Não quero, hoje, me lembrar de fatos. Eles voltarão como parte da história. O que importa hoje não é nem a sensação de perda nem as palavras que ele pronunciou em todos os momentos memoráveis. O que importa, hoje, é reconhecer a grandeza do homem que passou e que se agarrava ao passado para conformar o presente. O futuro compete a nós, usando a matéria-prima de grandeza que ele nos legou.
Uma das nossas velhas lendas diz: "Um rei muito poderoso e rico fez um jardim onde todas as espécies da criação estavam representadas.
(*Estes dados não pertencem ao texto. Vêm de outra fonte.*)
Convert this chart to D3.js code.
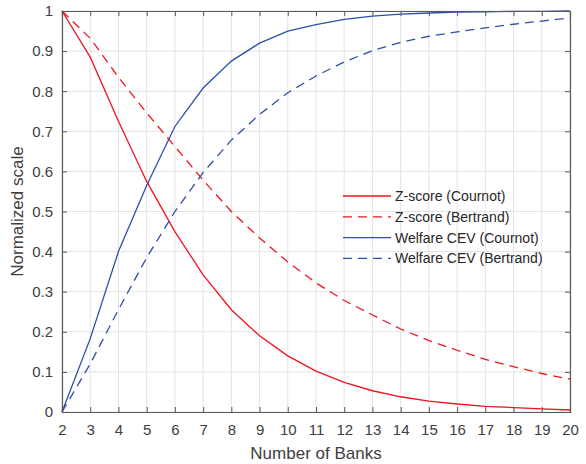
<!DOCTYPE html>
<html>
<head>
<meta charset="utf-8">
<script src="https://cdn.jsdelivr.net/npm/d3@7"></script>
<style>
  body { margin: 0; background: #fff; }
  svg { font-family: "Liberation Sans", Arial, sans-serif; }
</style>
</head>
<body>
<svg id="chart" width="586" height="464"></svg>
<script>
const banks = d3.range(2, 21);
const zCournot = [1, 0.885, 0.725, 0.575, 0.45, 0.342, 0.255, 0.19, 0.14, 0.102, 0.074, 0.053, 0.038, 0.027, 0.02, 0.014, 0.011, 0.008, 0.005];
const zBertrand = [1, 0.932, 0.835, 0.746, 0.662, 0.578, 0.5, 0.434, 0.374, 0.322, 0.278, 0.242, 0.207, 0.178, 0.154, 0.131, 0.113, 0.096, 0.082];
const wCournot = [0, 0.183, 0.4, 0.565, 0.712, 0.808, 0.875, 0.92, 0.95, 0.966, 0.979, 0.987, 0.992, 0.995, 0.997, 0.998, 0.999, 0.999, 1];
const wBertrand = [0, 0.12, 0.255, 0.385, 0.5, 0.597, 0.678, 0.742, 0.796, 0.838, 0.873, 0.901, 0.922, 0.937, 0.948, 0.958, 0.967, 0.975, 0.983];
const yTicks = d3.range(0, 1.01, 0.1);

const series = [
  { name: 'Z-score (Cournot)', values: zCournot, color: '#f0141e', dash: null },
  { name: 'Z-score (Bertrand)', values: zBertrand, color: '#f0141e', dash: '9,6' },
  { name: 'Welfare CEV (Cournot)', values: wCournot, color: '#2f4fa6', dash: null },
  { name: 'Welfare CEV (Bertrand)', values: wBertrand, color: '#2f4fa6', dash: '9,6' }
];

const svg = d3.select('#chart');
const margin = { top: 11, right: 16, bottom: 52, left: 62 };
const width = svg.attr('width') - margin.left - margin.right;
const height = svg.attr('height') - margin.top - margin.bottom;

const g = svg.append('g')
  .attr('transform', `translate(${margin.left},${margin.top})`);

const x = d3.scaleLinear().domain([2, 20]).range([0, width]);
const y = d3.scaleLinear().domain([0, 1]).range([height, 0]);

// grid
g.append('g')
  .selectAll('line')
  .data(banks)
  .enter().append('line')
    .attr('x1', d => x(d)).attr('x2', d => x(d))
    .attr('y1', 0).attr('y2', height)
    .attr('stroke', '#e3e3e3');
g.append('g')
  .selectAll('line')
  .data(yTicks)
  .enter().append('line')
    .attr('y1', d => y(d)).attr('y2', d => y(d))
    .attr('x1', 0).attr('x2', width)
    .attr('stroke', '#e3e3e3');

// series
const line = d3.line()
  .x((d, i) => x(banks[i]))
  .y(d => y(d));

series.forEach(s => {
  g.append('path')
    .datum(s.values)
    .attr('fill', 'none')
    .attr('stroke', s.color)
    .attr('stroke-width', 1.3)
    .attr('stroke-dasharray', s.dash)
    .attr('d', line);
});

// axes (box style, ticks inward)
const axisColor = '#5a5a5a';
const tickLen = 5;

const xAxis = g.append('g')
  .attr('transform', `translate(0,${height})`)
  .call(d3.axisBottom(x).tickValues(banks).tickFormat(d3.format('d')).tickSize(-tickLen).tickPadding(10));
const xTop = g.append('g')
  .call(d3.axisTop(x).tickValues(banks).tickFormat('').tickSize(-tickLen));
const yAxis = g.append('g')
  .call(d3.axisLeft(y).tickValues(yTicks).tickFormat(d => d3.format('.1~f')(d)).tickSize(-tickLen).tickPadding(9));
const yRight = g.append('g')
  .attr('transform', `translate(${width},0)`)
  .call(d3.axisRight(y).tickValues(yTicks).tickFormat('').tickSize(-tickLen));

[xAxis, xTop, yAxis, yRight].forEach(a => {
  a.select('.domain').attr('stroke', axisColor).attr('stroke-width', 1.2);
  a.selectAll('.tick line').attr('stroke', axisColor);
  a.selectAll('.tick text').attr('fill', '#404040').style('font-size', '15px');
});
xAxis.selectAll('.tick text').attr('dy', '0.85em');

// axis titles
svg.append('text')
  .attr('x', margin.left + width / 2)
  .attr('y', 459)
  .attr('text-anchor', 'middle')
  .attr('fill', '#404040')
  .style('font-size', '17px')
  .text('Number of Banks');

svg.append('text')
  .attr('transform', `translate(23,${margin.top + height / 2})rotate(-90)`)
  .attr('text-anchor', 'middle')
  .attr('fill', '#404040')
  .style('font-size', '17px')
  .text('Normalized scale');

// legend
const legend = g.append('g')
  .attr('transform', `translate(${343 - margin.left},${196 - margin.top})`);

series.forEach((s, i) => {
  const row = legend.append('g').attr('transform', `translate(0,${i * 20.8})`);
  row.append('line')
    .attr('x1', 0).attr('x2', 48)
    .attr('stroke', s.color)
    .attr('stroke-width', 1.3)
    .attr('stroke-dasharray', s.dash);
  row.append('text')
    .attr('x', 52)
    .attr('dy', '0.35em')
    .attr('fill', '#262626')
    .style('font-size', '14px')
    .text(s.name);
});
</script>
</body>
</html>
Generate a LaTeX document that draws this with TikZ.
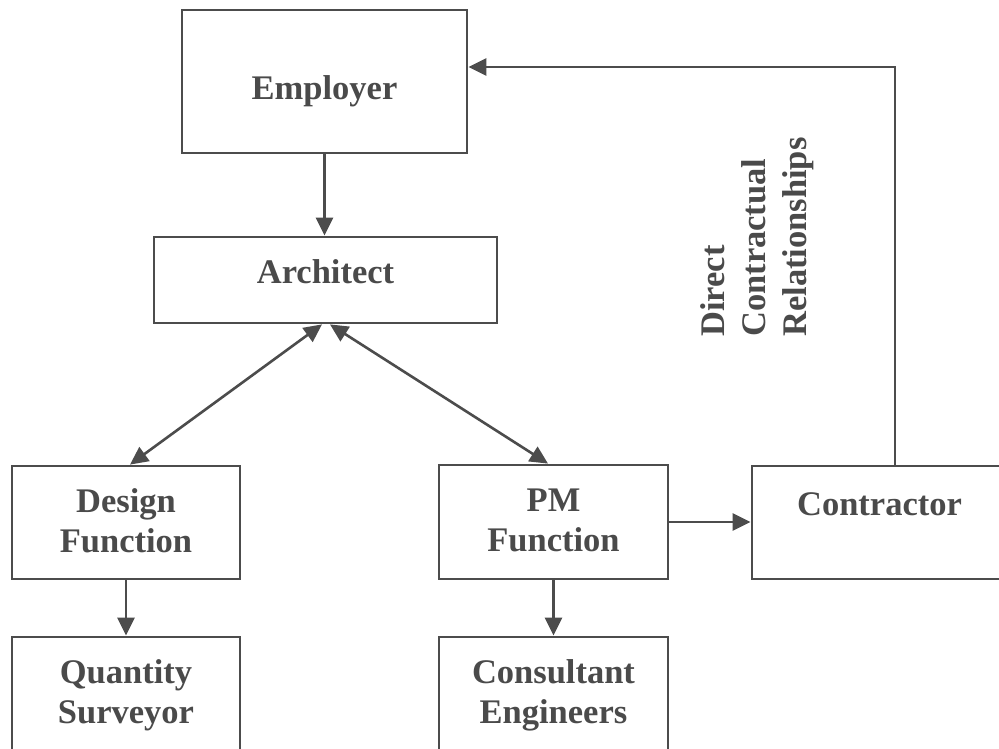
\documentclass[tikz,border=0pt]{standalone}
\usepackage{fontspec}
\setmainfont{Liberation Serif}
\usetikzlibrary{arrows.meta}
\definecolor{ink}{gray}{0.30}
\definecolor{txt}{gray}{0.29}
\tikzset{
  box/.style={draw=ink, line width=2.8pt, rectangle, inner sep=0pt, fill=white},
  lbl/.style={inner sep=0pt, text=txt, font=\bfseries\fontsize{34.5}{40}\selectfont, align=center},
  arr/.style={draw=ink, line width=2.6pt, -{Triangle[length=18pt,width=17pt]}},
  darr/.style={draw=ink, line width=2.6pt, {Triangle[length=18pt,width=17pt]}-{Triangle[length=18pt,width=17pt]}}
}
\begin{document}
\begin{tikzpicture}[x=1pt,y=-1pt]
\useasboundingbox (0,0) rectangle (999,749);
\begin{scope}
\clip (0,0) rectangle (999,749);
\fill[white] (0,0) rectangle (999,749);
% boxes
\node[box, minimum width=285pt, minimum height=143pt] (emp) at (324.5,81.5) {};
\node[box, minimum width=343pt, minimum height=86pt] (arch) at (325.5,280) {};
\node[box, minimum width=228pt, minimum height=113pt] (dsg) at (126,522.5) {};
\node[box, minimum width=229pt, minimum height=114pt] (pm) at (553.5,522) {};
\node[box, minimum width=255pt, minimum height=113pt] (con) at (879.5,522.5) {};
\node[box, minimum width=228pt, minimum height=140pt] (qs) at (126,707) {};
\node[box, minimum width=229pt, minimum height=140pt] (ce) at (553.5,707) {};
% texts
\node[lbl, anchor=base] (tEmp) at (324.5,100) {Employer};
\node[lbl, anchor=base] (tArch) at (325.5,283) {Architect};
\node[lbl] (tDsg) at (126,520.3) {Design\\Function};
\node[lbl] (tPm) at (553.5,520.3) {PM\\Function};
\node[lbl, anchor=base] (tCon) at (879.5,515) {Contractor};
\node[lbl] (tQs) at (126,695) {Quantity\\Surveyor};
\node[lbl] (tCe) at (553.5,695) {Consultant\\Engineers};
\node[lbl, align=left, rotate=90, anchor=west, font=\bfseries\fontsize{34.5}{41}\selectfont] (tRel) at (757.3,337) {Direct\\Contractual\\Relationships};
% connectors
\draw[arr] (emp.south) -- (emp.south |- arch.north);
\draw[darr] ([xshift=4pt]dsg.north) -- ([xshift=-3.5pt]arch.south);
\draw[darr] ([xshift=4.5pt]arch.south) -- ([xshift=-5.5pt]pm.north);
\draw[arr] (dsg.south) -- (qs.north);
\draw[arr] (pm.south) -- (ce.north);
\draw[arr] (pm.east) -- (pm.east -| con.west);
\coordinate (c1) at (895,67);
\draw[arr] (con.north -| c1) -- (c1) -- (emp.east |- c1);
\end{scope}
\end{tikzpicture}
\end{document}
Chamou o rabino mais sábio de seu reino e pediu-lhe que gravasse no portão do jardim uma frase que todos os que por ali passassem lessem e se sentissem felizes. No dia da inauguração, ao descerrar a placa, lá estava escrito: 'O avô morreu. O pai morreu. O filho morreu'. O rei chamou o rabino e reclamou, dizendo: 'Eu lhe pedi que fizesse algo que tornasse as pessoas felizes e você me fala de morte?'. Ao que o rabino respondeu: 'Nada mais feliz do que a ordem natural das coisas. O contrário é que seria a infelicidade absoluta"'.
No seu longo caminho de Jilcomir à Vila Rosaly, a ordem natural das coisas não se alterou e o caminho da justiça e da verdade estão mais abertos do que nunca.